PROVIDENCE, R.I. (AP) — Rhode Island’s largest city has approved final passage of a police accountability measure proponents say could be a national model to prevent discriminatory profiling based on race, gender identity and immigration status.
The Providence City Council voted 13-1 to pass the ordinance Thursday.
The all-Democrat council had voted 12-0 to approve it in April, but a required second vote was delayed after the police union called it a “slap in the face.” The union this week expressed satisfaction with some changes made to it since April but said just before the vote it still couldn’t support it.
The ordinance aims to “end racial profiling and codify into law best practices in police conduct from around the country,” the council said in a statement.
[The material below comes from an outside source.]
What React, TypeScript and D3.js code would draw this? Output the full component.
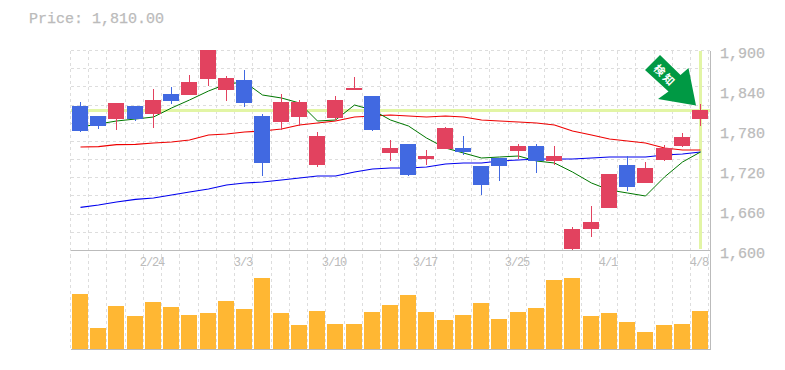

The legislation was approved with recommended amendments from a panel including community members, police and police union officials, the city solicitor, council representatives and others, the council said. The final version of it reflects the panel’s recommendation to change its name from the Community Safety Act to the Providence Community-Police Relations Act “to better demonstrate its intent,” the council said.
Democratic Mayor Jorge Elorza has said he’ll sign it into law.
The law would mandate policies for police body cameras and reform the police department’s gang database.
The ordinance, first introduced in 2014, incorporates practices adopted from cities including New York, which has the nation’s biggest police department, and Seattle.
The council said highlights of the Providence Community-Police Relations Act include:
— Prohibiting racial and other forms of discriminatory profiling
— Establishing how police officers will document and collect data from traffic and pedestrian stops
— Mandating greater transparency and accountability in police-community interactions
— Establishing new protections for juveniles, immigrants and transgender people
— Improving and codifying policies for use of the police gang database
— Improving language access for people who have limited English proficiency.